其实,与数据库SQL的explain看执行计划类似,SparkSQL也有explain的方法来查看程序的执行计划。(这里代码全部贴出来了,根据情况自己去掉注释啊)
object AccessAnalyser {
def main(args: Array[String]): Unit = {
// conf
// clean
new File("target/generated-sources").listFiles().filter(_.isFile()).foreach(_.delete)
sys.props("org.codehaus.janino.source_debugging.enable") = "true"
sys.props("org.codehaus.janino.source_debugging.dir") = "target/generated-sources"
val input = "r:/match10.dat"
val output = "r:/output"
def delete(f: File): Unit = {
if (f.isDirectory) f.listFiles().foreach(delete)
f.delete()
}
delete(new File(output))
// program
val conf = new SparkConf().setAppName("DPI Analyser").setMaster("local[10]")
// fix windows path.
conf.set(/*SQLConf.WAREHOUSE_PATH*/ "spark.sql.warehouse.dir", "spark-warehouse")

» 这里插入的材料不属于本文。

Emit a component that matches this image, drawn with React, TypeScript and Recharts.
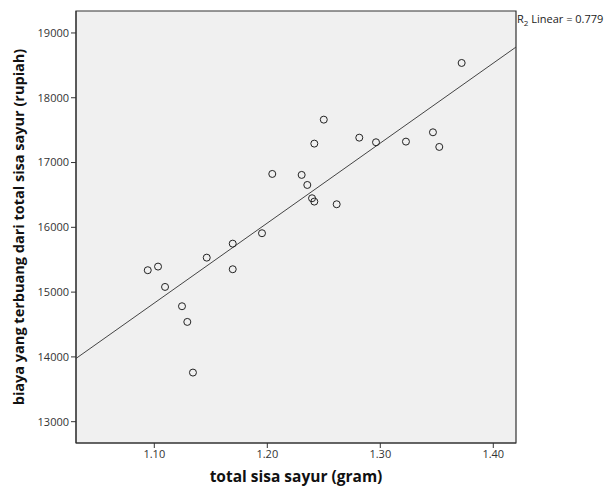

val sc = new SparkContext(conf)
val sqlContext = new SQLContext(sc)
import sqlContext.implicits._
import org.apache.spark.sql.functions._
val df = sqlContext.read
.format("com.databricks.spark.csv")
.option("header", "false") // Use first line of all files as header
.option("quote", "'")
.option("escape", "'")
.option("delimiter", ",")
.load(input)
df
.flatMap(Access(_))
// .map(Access(_)).filter((t: Option[Access]) => !t.isEmpty).map(_.get) // sparksql不合适用Option
.map(_.compute)
.explain(true)
// .toDF("id", "score")
// .groupBy("id").agg(sum("score") as "score")
// .sort("score", "id")
// .repartition(1)
// .write.format("com.databricks.spark.csv").save(output)
sc.stop()
}
}
运行上面的代码,在console窗口输出了任务的执行计划:
== Parsed Logical Plan ==
'SerializeFromObject [staticinvoke(class org.apache.spark.unsafe.types.UTF8String, StringType, fromString, assertnotnull(input[0, scala.Tuple2, true], top level non-flat input object)._1, true) AS _1#20, assertnotnull(input[0, scala.Tuple2, true], top level non-flat input object)._2 AS _2#21]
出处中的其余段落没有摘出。